Je suis ravie, car c’est un cheminement qui résume très bien qui je suis. Je ne sais pas dire comment j’y suis parvenue – je dois avoir un ange gardien –, mais j’ai un chemin qui est mon chemin! Je n’ai jamais trahi me convictions, qui je suis. C’est rare, je remercie la vie de me l’avoir permis. J’ai réussi à faire une carrière à ma manière, en restant un peu dans l’ombre, en refusant les tapis rouges, sauf pour les films dans lesquels je joue.

En parlant de tapis rouges, ça fait quoi de tenir tête au comédien le plus oscarisé de l’histoire ?

(Elle rit) J’ai tout de suite essayé d’oublier ça. Ça m’a pris du temps et de l’énergie, mais j’ai réussi à oublier que c’était lui, qu’il a plein d’Oscars… et que c’est peut-être son dernier film. Toute notre énergie était placée dans la recherche artistique autour de ce sujet qui n’est pas facile. Tout le tournage a été une perpétuelle recherche.

Oscars toujours : le film est nommé dans six catégories, mais vous vous n’apparaissez pas parmi les finalistes pour celui de la meilleure actrice. La presse spécialisé hollywoodienne s’en est d’ailleurs un peu émue. Quel est votre sentiment ?

Mais moi, j’ai allumé des cierges pour ne pas être nommée. Quand je suis allée aux Golden Globes et que j’ai vu le cirque que c’est… Non, je suis contente de ne pas être nommée. J’ai déjà assez à faire et je n’ai pas eu besoin de ça pour toujours trouver de beaux projets qui me tiennent à cœur.

Justement, le Lux Film Fest présentera Gutland de Govinda van Maele. Un autre sacré projet qui a connu un beau succès international et qui vous tient à cœur.

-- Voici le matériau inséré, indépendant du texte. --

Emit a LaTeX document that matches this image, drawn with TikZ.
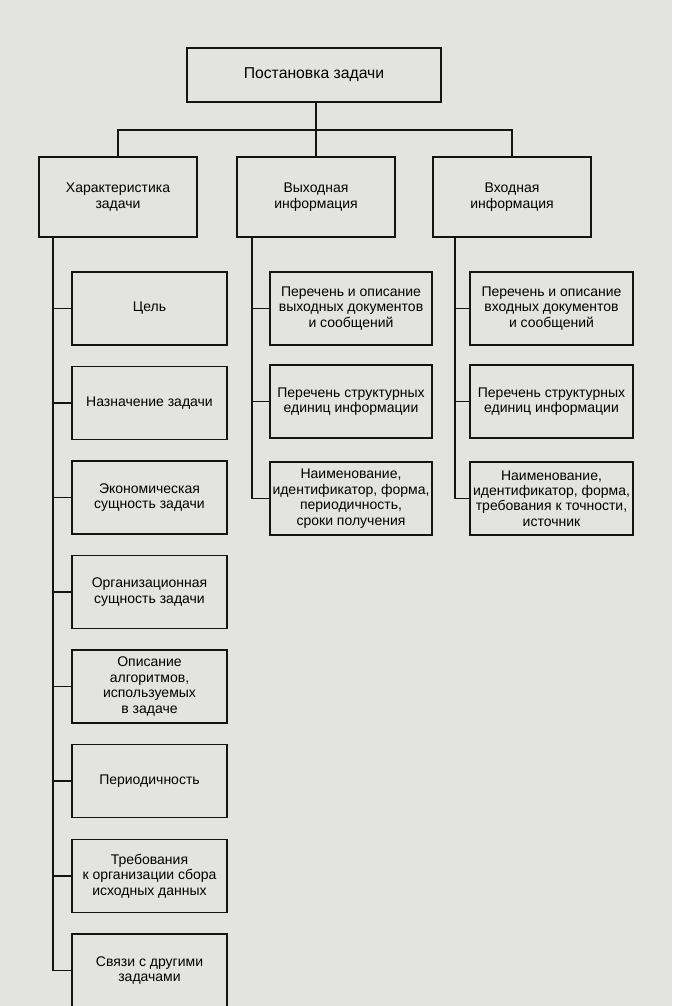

Absolument. Plus que tou t! Je suis infiniment fière de Govinda. Un jour, je vais tout raconter, mais avant même X on a Map, je me rappelle un tournage avec Govinda où on s’est retrouvés avec une petite caméra, illuminés par des torches, avec du sang de porc – qui est moins cher que le faux sang de cinéma – partout et moi en bikini en pleine nuit de novembre en train de tourner une scène et en même temps en train de téléphoner à plein de gens pour trouver des extras, en leur disant qu’il y avait de la bière gratuite. Tout a commencé là pour moi. Avec Govinda.